WILMINGTON, Del. -- The mother of a man in a wheelchair who was killed by police officers last week was arrested and charged with assault and threatening the woman she believed placed a 911 call to police telling them he had shot himself.

Phyllis McDole, 48, of Wilmington, surrendered to city police Monday and was released on $10,000 bail.

She was charged with second-degree burglary, terroristic threatening, third-degree assault and third-degree conspiracy.

McDole, accompanied by five unidentified people, three women and two men, allegedly went to the woman’s home on Friday between 7:30 and 8 p.m., punching and threatening the woman as she answered the front door.

Part of 911 tape released in wheelchair shooting

According to court documents, as McDole punched the resident, she said, “B----, you got my son killed. You are the one that called the cops. You got my son shot and you gonna die like my son died.”

Police said the victim who was assaulted was not the woman that made the 911 call on the day McDole’s son was shot. The woman suffered two black eyes, a small scratch and swelling on her hand and a cut on her lip.

The mother of the victim told police that the next day, Saturday morning, people came to the house again and said, “We gonna come back tonight and kill you.” The victim was not at home.

“We afforded her the opportunity to turn herself in,” said Wilmington Police Department spokeswoman Sgt. Andrea Janvier. Assaults on those cooperating with police “will not be tolerated,” Janvier said.

Jeremy “Bam” McDole, 28

Since the day after the shooting, Phyllis McDole has disputed accounts that her son, Jeremy McDole, was armed when he was shot by four police officers on Sept. 23. Phyllis McDole and other family members have pointed to a bystander video of the shooting posted on YouTube, saying a weapon is not visible in the footage.

Police released part of the 911 call late Friday in response to allegations that McDole was not armed.

In the call, a woman, who was not named, can be heard asking for police and an ambulance to respond saying an armed man in a wheelchair had shot himself and still had the gun.

Police responding to the 3 p.m. call found McDole, 28, in the 1800 block of Tulip Street, where they repeatedly told him to put down his weapon and raise his hands, according to Wilmington Police Chief Bobby Cummings.

Mother calls shooting of son by Del. police 'an injustice'

Four officers opened fire after he reached for his waistband, Cummings said, and police later found a .38 caliber gun at Jeremy McDole’s side.
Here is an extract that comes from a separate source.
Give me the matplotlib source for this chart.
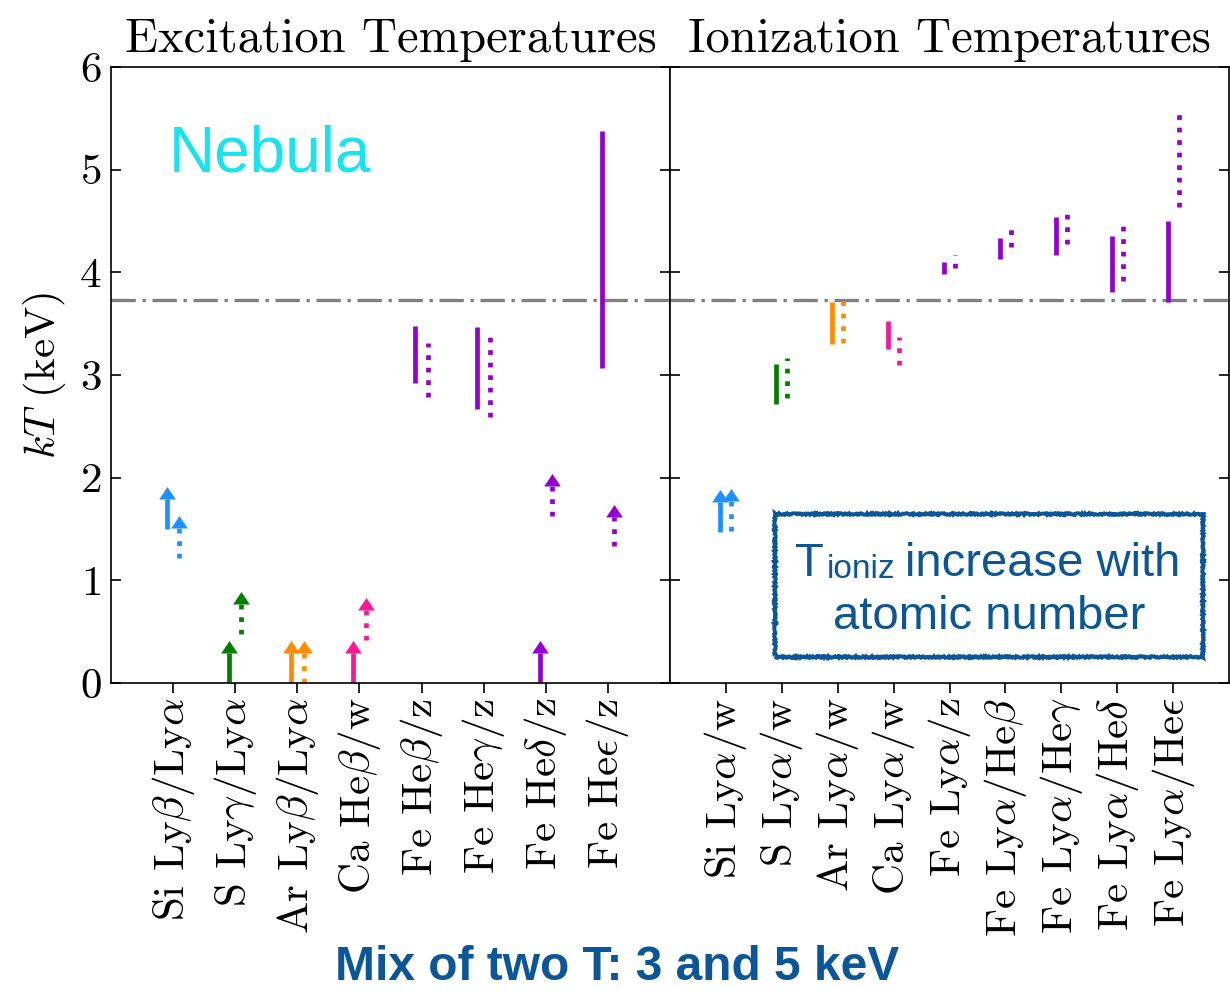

McDole, who lived at Hillside Center Nursing Home, was paralyzed from the waist down in a shooting about 10 years earlier.

The people who were with Jeremy McDole at the time of the assault still are sought by police, Janvier said.

Meanwhile, New Castle County Councilman Jea P. Street has called for an independent federal investigation of the shooting by the U.S. Attorney General’s Office and the FBI. The state Justice Department’s Office of Civil Rights and Public Trust is investigating the shooting, which is policy any time a police officer fires a weapon that injures or kills someone. The Wilmington Police Department is also investigating the incident.